From the office of Sen. Barry Glassman:
Senator Barry Glassman, (R) 35, North Harford County, is offering his support for a new class of brewing license which would potentially aid all Maryland farmers looking to create their own small craft brewery.
As it currently stands anyone with a micro brewery under what is known as a Class 5 License must be attached to a restaurant license as well. This proposes difficulties for anyone not owning a restaurant looking to brew beer in small amounts.
This proposed license would mirror that of the Limited Wineries legislation. It would not harm the integrity or change the structure of the “Three Tier System.” Furthermore, it would allow for the brewing of beer on the premises of a farm in limited quantities. The beer could then be sold on premises in different quantities, as well as shipped to other restaurants or pubs. It would also require that a certain percentage of the products used to brew the beer to be grown on the premises of the farm.

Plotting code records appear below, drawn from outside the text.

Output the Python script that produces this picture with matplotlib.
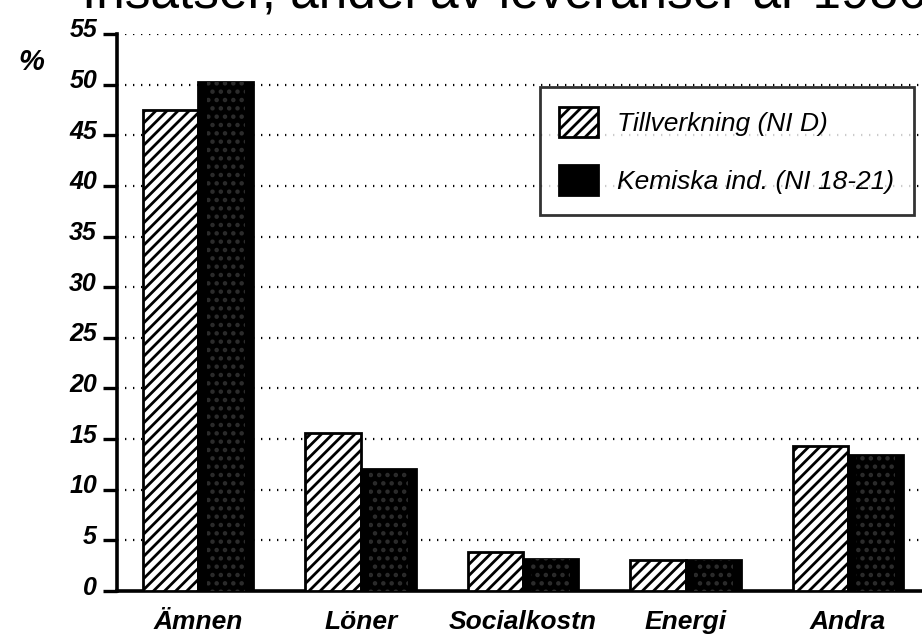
import matplotlib.pyplot as plt
import matplotlib.transforms as mtransforms
import numpy as np

# Data
categories = ['Ämnen', 'Löner', 'Socialkostn', 'Energi', 'Andra']
tillverkning = [47.5, 15.6, 3.9, 3.1, 14.3]
kemiska = [50.3, 12.0, 3.2, 3.1, 13.4]
series_labels = ['Tillverkning (NI D)', 'Kemiska ind. (NI 18-21)']
yticks = list(range(0, 60, 5))
title = 'Insatser, andel av leveranser år 1986'

plt.rcParams['font.family'] = ['Liberation Sans', 'DejaVu Sans']
plt.rcParams['hatch.linewidth'] = 2.0


def make_chart():
    fig = plt.figure(figsize=(9.22, 6.41), dpi=100)
    ax = fig.add_axes([0.1269, 0.078, 0.8731, 0.869])

    x = np.arange(len(categories))
    width = 0.34

    ax.bar(x - width / 2, tillverkning, width, color='white', edgecolor='black',
           hatch='///', linewidth=2.0, zorder=3, label=series_labels[0])
    ax.bar(x + width / 2, kemiska, width, color='black', edgecolor='black',
           linewidth=2.0, zorder=3, label=series_labels[1])
    # faint stipple inside the dark bars
    ax.bar(x + width / 2, kemiska, width * 0.7, color='none', edgecolor='#2c2c2c',
           hatch='..', linewidth=0, zorder=4)

    ax.set_xlim(-0.5, 4.455)
    ax.set_ylim(0, 55)
    ax.set_yticks(yticks)
    ax.set_yticklabels([])
    # tick numbers sit slightly above their tick marks, so draw them by hand
    lab_trans = ax.get_yaxis_transform() + mtransforms.ScaledTranslation(
        -0.20, 0.035, fig.dpi_scale_trans)
    for v in yticks:
        ax.text(0, v, str(v), transform=lab_trans, ha='right', va='center',
                fontsize=18, fontweight='bold', fontstyle='italic', clip_on=False)
    ax.set_xticks(x)
    ax.set_xticklabels(categories, fontsize=19, fontweight='bold', fontstyle='italic')
    ax.tick_params(axis='x', length=0, pad=14)
    ax.tick_params(axis='y', direction='out', length=10, width=2.4)

    for side in ['top', 'right']:
        ax.spines[side].set_visible(False)
    ax.spines['left'].set_linewidth(2.6)
    ax.spines['bottom'].set_linewidth(2.6)

    for v in yticks[1:]:
        ax.axhline(v, color='black', linewidth=1.6, linestyle=(0, (0.6, 3.0)), zorder=1)

    leg = ax.legend(loc='upper left', bbox_to_anchor=(0.525, 0.905),
                    prop={'style': 'italic', 'size': 19}, frameon=True, fancybox=False,
                    handlelength=1.45, handleheight=1.4, borderpad=0.75, labelspacing=1.05,
                    handletextpad=0.75, borderaxespad=0)
    leg.get_frame().set_edgecolor('black')
    leg.get_frame().set_linewidth(2.0)
    leg.set_zorder(5)

    fig.text(0.02, 0.903, '%', fontsize=21, fontweight='bold', fontstyle='italic',
             ha='left', va='center')
    fig.text(0.089, 1 - 8 / 641, title, fontsize=37, ha='left', va='baseline')

    fig.savefig('out.png', dpi=100, facecolor='white')
    plt.close(fig)


if __name__ == '__main__':
    make_chart()
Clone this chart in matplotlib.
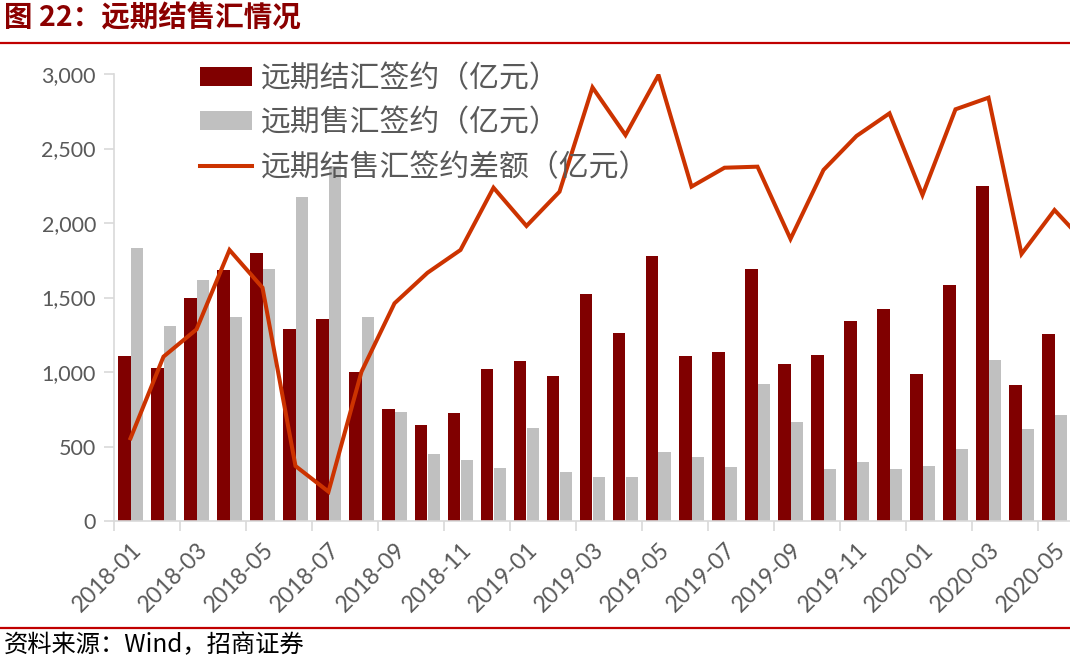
import matplotlib
matplotlib.use("Agg")
import matplotlib.pyplot as plt
import numpy as np

months = ["2018-01", "2018-02", "2018-03", "2018-04", "2018-05", "2018-06",
          "2018-07", "2018-08", "2018-09", "2018-10", "2018-11", "2018-12",
          "2019-01", "2019-02", "2019-03", "2019-04", "2019-05", "2019-06",
          "2019-07", "2019-08", "2019-09", "2019-10", "2019-11", "2019-12",
          "2020-01", "2020-02", "2020-03", "2020-04", "2020-05", "2020-06"]

settle = [1107, 1029, 1494, 1684, 1796, 1291, 1353, 1002, 754, 642, 727, 1020,
          1072, 973, 1521, 1260, 1781, 1107, 1136, 1691, 1051, 1114, 1344, 1425,
          989, 1586, 2246, 911, 1255, np.nan]
sale = [1830, 1309, 1620, 1367, 1689, 2174, 2380, 1371, 734, 447, 412, 356,
        622, 327, 297, 297, 465, 432, 362, 919, 664, 349, 396, 349,
        369, 481, 1080, 615, 711, np.nan]
diff = [555, 1103, 1286, 1819, 1566, 369, 197, 1002, 1461, 1666, 1819, 2237,
        1980, 2210, 2910, 2590, 2993, 2244, 2371, 2378, 1893, 2356, 2584, 2736,
        2188, 2763, 2841, 1792, 2087, 1850]

label_settle = "远期结汇签约（亿元）"
label_sale = "远期售汇签约（亿元）"
label_diff = "远期结售汇签约差额（亿元）"
title = "图 22：远期结售汇情况"
source = "资料来源：Wind，招商证券"

CJK = ["Noto Sans CJK SC", "DejaVu Sans"]
plt.rcParams["font.family"] = ["Lato", "Noto Sans CJK SC", "DejaVu Sans"]

W, H = 1070, 661
fig = plt.figure(figsize=(W / 100, H / 100), dpi=100)

# axes in pixel coordinates (right edge extends beyond the figure, as in the cropped reference)
left_px, right_px, top_px, bottom_px = 114, 1104, 74, 521
ax = fig.add_axes([left_px / W, 1 - bottom_px / H, (right_px - left_px) / W, (bottom_px - top_px) / H])

x = np.arange(len(months))
bw = 0.37
b1 = ax.bar(x - bw / 2, settle, width=bw, color="#800000", label=label_settle, zorder=2)
b2 = ax.bar(x + bw / 2, sale, width=bw, color="#C0C0C0", label=label_sale, zorder=2)
l1, = ax.plot(x, diff, color="#CC3300", lw=2.9, label=label_diff, zorder=3, solid_joinstyle="miter")

ax.set_xlim(-0.5, len(months) - 0.5)
ax.set_ylim(0, 3000)
yt = [0, 500, 1000, 1500, 2000, 2500, 3000]
ax.set_yticks(yt)
ax.set_yticklabels([f"{v:,}" for v in yt])

ax.set_xticks(x[::2])
ax.set_xticklabels(months[::2], rotation=45, ha="right", rotation_mode="anchor")
ax.set_xticks(np.arange(-0.5, len(months), 2), minor=True)
ax.tick_params(axis="x", which="major", length=0, pad=13, labelsize=16.5, labelcolor="#595959")
ax.tick_params(axis="x", which="minor", length=7, width=1.2, color="#D9D9D9", direction="out")
ax.tick_params(axis="y", length=7, width=1.2, color="#D9D9D9", labelsize=15.5, labelcolor="#595959", pad=6)

for s in ["top", "right"]:
    ax.spines[s].set_visible(False)
for s in ["left", "bottom"]:
    ax.spines[s].set_color("#D9D9D9")
    ax.spines[s].set_linewidth(1.2)

leg = fig.legend([b1, b2, l1], [label_settle, label_sale, label_diff],
                 loc="upper left", bbox_to_anchor=(200 / W, 1 - 63 / H), frameon=False,
                 prop={"family": CJK, "size": 21.5}, handlelength=1.75, handleheight=0.6,
                 handletextpad=0.3, labelspacing=0.45, borderpad=0, borderaxespad=0)
for t in leg.get_texts():
    t.set_color("#595959")

# title and separators
fig.text(4 / W, 1 - 18 / H, title, fontsize=20.5, fontweight="bold", color="#8B0000",
         va="center", ha="left", family=CJK)
fig.add_artist(plt.Line2D([0, 1], [1 - 43 / H, 1 - 43 / H], transform=fig.transFigure,
                          color="#C00000", lw=1.6))
fig.add_artist(plt.Line2D([0, 1], [1 - 628 / H, 1 - 628 / H], transform=fig.transFigure,
                          color="#C00000", lw=1.6))
fig.text(4 / W, 1 - 645 / H, source, fontsize=17.5, color="black", va="center", ha="left", family=CJK)

fig.savefig("out.png", dpi=100)
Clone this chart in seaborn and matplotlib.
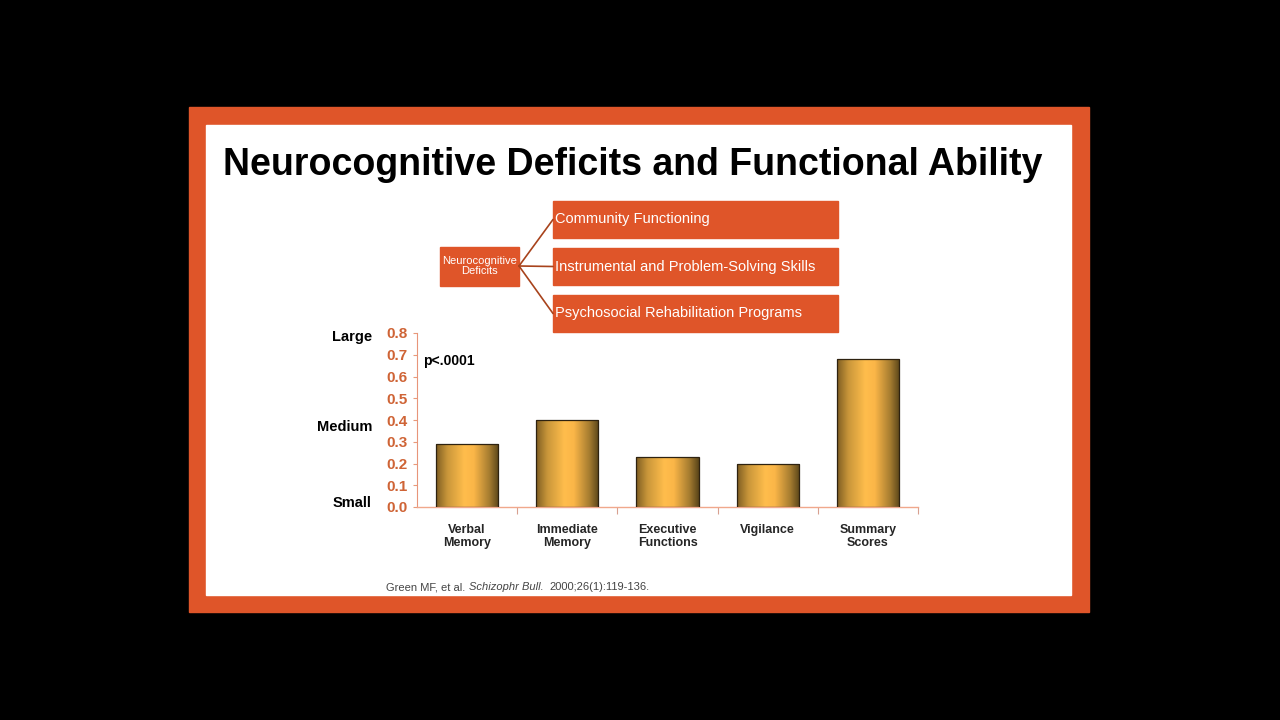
import numpy as np
import pandas as pd
import matplotlib
matplotlib.use('Agg')
import matplotlib.pyplot as plt
from matplotlib.colors import LinearSegmentedColormap
from matplotlib.patches import Rectangle
import seaborn as sns

# ---------------- data ----------------
categories = ['Verbal\nMemory', 'Immediate\nMemory', 'Executive\nFunctions', 'Vigilance', 'Summary\nScores']
effect_size = [0.29, 0.40, 0.23, 0.20, 0.68]
y_ticks = [0.0, 0.1, 0.2, 0.3, 0.4, 0.5, 0.6, 0.7, 0.8]
size_labels = ['Large', 'Medium', 'Small']
size_label_y = [0.78, 0.37, 0.02]
outcomes = ['Community Functioning', 'Instrumental and Problem-Solving Skills',
            'Psychosocial Rehabilitation Programs']

sns.set_theme(style='white')
plt.rcParams['font.family'] = ['Liberation Sans', 'DejaVu Sans']

ORANGE = '#DF5529'
TICK_ORANGE = '#CF6436'

fig = plt.figure(figsize=(12.8, 7.2), dpi=100)
fig.patch.set_facecolor('black')

# background "slide" in pixel coordinates
bg = fig.add_axes([0, 0, 1, 1], zorder=0)
bg.set_xlim(0, 1280)
bg.set_ylim(720, 0)
bg.axis('off')
bg.add_patch(Rectangle((189, 107), 900, 505, color=ORANGE))
bg.add_patch(Rectangle((206, 125), 865, 470, color='white'))

bg.text(633, 165, 'Neurocognitive Deficits and Functional Ability', ha='center', va='center',
        fontsize=27, fontweight='bold', color='black')

# small diagram
bg.add_patch(Rectangle((440, 247), 79, 39, color=ORANGE))
bg.text(479.5, 266, 'Neurocognitive\nDeficits', ha='center', va='center', fontsize=8,
        color='white', linespacing=1.0)
for i, txt in enumerate(outcomes):
    top = 201 + i * 47
    bg.add_patch(Rectangle((553, top), 285, 37, color=ORANGE))
    bg.text(555, top + 18.5, txt, ha='left', va='center', fontsize=10.5, color='white')
    bg.plot([519, 553], [266, top + 18.5], color='#A8431C', lw=1.2)

# citation, pieces chained one after the other
cite = bg.text(386, 587, 'Green MF, et al.', ha='left', va='center', fontsize=8, color='#444444')
cite = bg.annotate('Schizophr Bull.', xy=(1, 0.5), xycoords=cite, xytext=(3, 0),
                   textcoords='offset points', ha='left', va='center',
                   fontsize=8, color='#444444', style='italic')
bg.annotate('2000;26(1):119-136.', xy=(1, 0.5), xycoords=cite, xytext=(4, 0),
            textcoords='offset points', ha='left', va='center', fontsize=8, color='#444444')

# ---------------- chart ----------------
ax = fig.add_axes([417 / 1280, 1 - 507 / 720, 501 / 1280, 174 / 720], zorder=2)
ax.set_facecolor('none')

df = pd.DataFrame({'domain': categories, 'effect': effect_size})
sns.barplot(data=df, x='domain', y='effect', ax=ax, width=0.62, color='#FDB94A',
            edgecolor='#2e2210', linewidth=0.9, zorder=3)

# cylinder-like gradient inside each bar
grad_cmap = LinearSegmentedColormap.from_list(
    'gold', [(0, '#7e5d22'), (0.18, '#c9963a'), (0.45, '#ffbd4c'), (0.6, '#fbb648'),
             (0.85, '#a57c30'), (1, '#5a4419')])
grad = np.linspace(0, 1, 256).reshape(1, -1)
for bar in ax.patches:
    x0, w, h = bar.get_x(), bar.get_width(), bar.get_height()
    im = ax.imshow(grad, extent=[x0, x0 + w, 0, h], aspect='auto', cmap=grad_cmap, zorder=2.5)
    im.set_clip_path(bar)
    bar.set_facecolor('none')

ax.set_xlim(-0.5, 4.5)
ax.set_ylim(0, 0.8)
ax.set_xlabel('')
ax.set_ylabel('')
ax.set_yticks(y_ticks)
ax.set_yticklabels([f'{v:.1f}' for v in y_ticks], fontsize=11, fontweight='bold', color=TICK_ORANGE)
ax.tick_params(axis='y', length=3, width=0.8, color='#E89A7A', pad=4, left=True)
ax.tick_params(axis='x', which='major', length=0, pad=12, labelsize=9)
for lab in ax.get_xticklabels():
    lab.set_fontweight('bold')
ax.set_xticks([0.5, 1.5, 2.5, 3.5, 4.5], minor=True)
ax.tick_params(axis='x', which='minor', length=5, width=0.8, color='#D8A090', bottom=True)

for side in ['top', 'right']:
    ax.spines[side].set_visible(False)
ax.spines['left'].set_color('#E8957A')
ax.spines['left'].set_linewidth(0.8)
ax.spines['bottom'].set_color('#F0A88C')
ax.spines['bottom'].set_linewidth(1.0)

for lab, yv in zip(size_labels, size_label_y):
    ax.text(-0.09, yv, lab, transform=ax.get_yaxis_transform(), ha='right', va='center',
            fontsize=10.5, fontweight='bold', color='black')

ax.text(0.012, 0.67, 'p<.0001', transform=ax.get_yaxis_transform(), ha='left', va='center',
        fontsize=10, fontweight='bold', color='black')

fig.savefig('out.png', dpi=100, facecolor=fig.get_facecolor())
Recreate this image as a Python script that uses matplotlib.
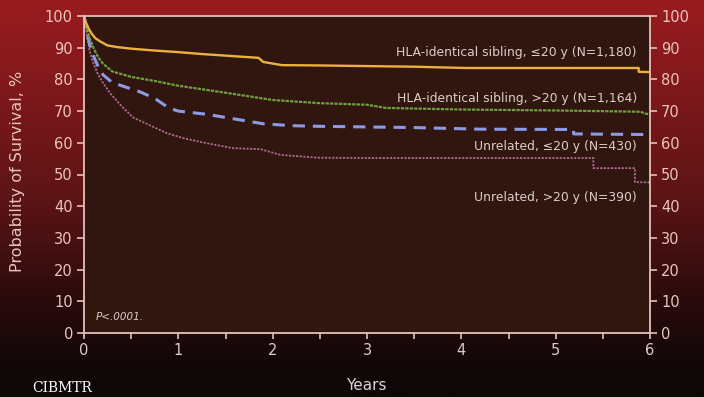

Senator Glassman recently attended a meeting with the Brewers Association of Maryland (BAM). BAM relayed their concerns regarding the limitation on breweries, as well as voicing what they see as some of the potential benefits. According to BAM, this new law is an attempt by local breweries to make their product more viable to wholesalers, as well as address an area of the beer market which they feel can be profitable. One of their goals is to be able to sell beer which they can advertise as something which is truly an “All Maryland Product.”
Glassman said, “The great thing about this new market in addition to helping Maryland farmers, is that it is good for the environment. For instance, barley is an approved cover crop in Maryland and malting barley requires very little nitrogen fertilizer.”
Senator Glassman plans to introduce this legislation during the current 2012 Legislative Session and is working with western Maryland Delegate Kelly Schulz (R), 4, Carroll and Frederick Counties.
Maryland’s limited winery licenses have been a boost to Maryland efforts to expand local grape production and Glassman hopes the farm brewer concept will do the same for helping agriculture to capitalize on the “wide” craft beer market.